The Indian elite made pretentious claims about idealism, socialism and spirituality that were, to Campbell, humbug. The obsession with esoteric ritualism — or what Campbell considered esoteric ritualism — the hierarchy of caste, the grimy and dirty cities, and the poverty: it was all too much for the author. In his exaggerated and fictionalised account — the book’s protagonist is an American visitor to India — Campbell is guilty of what post facto analysis would term political incorrectness and racial stereotyping.
Several books of that period were equally guilty of these. The white man’s gaze, looking down on one or the other bunch of Orientals, was not unique to The Heart of India. Many accounts from the 1950s and 1960s were as trenchant and, from the vantage point of history, as unfair in deciding that, having broken away from the British Empire, India was headed down the road to disaster.
Given this, why were Campbell and The Heart of India singled out for a ban?
The answer is probably in the book’s views on the economy rather than religion and society. Campbell was in India in the period of 1954-55, when Jawaharlal Nehru’s government was putting together its industrial policy, finalising the Second Five-Year Plan and talking of the state being at the “commanding heights of the economy”. Campbell mocked this. He was clear it would not work and only create a bureaucratic mountain.
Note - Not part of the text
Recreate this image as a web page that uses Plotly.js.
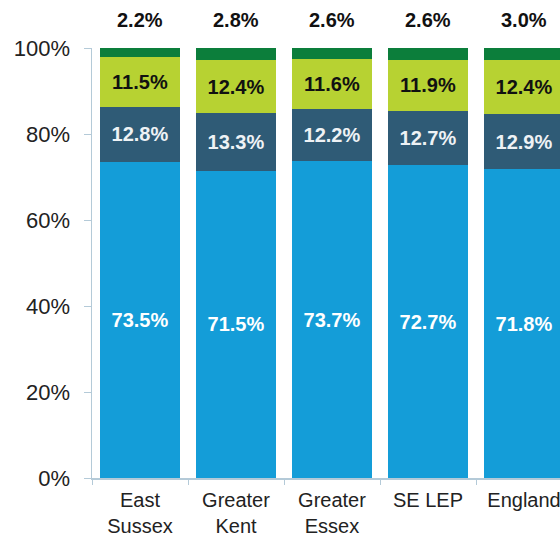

Extracts from his book are revealing. One describes a meeting with an economic policymaker: “I introduced Rud to Mr Vaidya Sharma of the Ministry of Planning. We sat down, and the chaprasi was sent for cups of tea. Sharma began telling Rud about India’s Five Year Plan. He had a responsible position in the ministry, but not at the highest level, so he spoke Welsh English. He took his job seriously, and he tended to address foreigners as if they were a hostile public audience. He told Rud severely: ‘India is carrying out a bloodless revolution. Austerity is our watchword, and we need every man, woman, and child for honest constructive work… Unlike the capitalist countries, we cannot afford flunkies, Mr Jack.’ The chaprasi brought in the tea.” Campbell used the dagger subtly.
A few lines later Sharma talks enthusiastically about building massive housing estates for “government employees, clerks of various grades”: “New Delhi is like Washington, Mr Jack, there are thousands of people here working for the government.” Finally, he comes to the Second Five-Year Plan: “The first Plan built up our food resources; the second Plan will lay the foundations for rapid creation of heavy industry. Delhi, as the capital of India, will play a big part, and we are getting ready to shoulder the burden. We are going to build a big central stationery depot, with a special railway-siding of its own. There will be no fewer than 12 halls, each covering 2,000 square feet. They will be storage halls, and we calculate that the depot will be capable of an annual turnover of 1,400 tons of official forms, forms required for carrying out the commitments of the second Five Year Plan!”
The book is riddled with such examples. In 1959, India’s policy-framers took themselves and their model very seriously — who is to say they still don’t? — and were convinced they were embarking on one of destiny’s great journeys and were about to give the world a new economic and development model. Campbell obviously didn’t think so, and made his sarcasm plain.
Today, in 2012, Campbell’s digs at the anticipated excesses of India’s bureaucratic socialism would seem mild. Indian writers and economists have said much harsher things. Yet, in all these years nobody has bothered to ask if The Heart of India is still worth banning, and quoting those extracts above is still as contested (or as legal/illegal) as reading from The Satanic Verses at the Jaipur Literature Festival.
Do we need Alexander Campbell to tell us the Indian system is strange?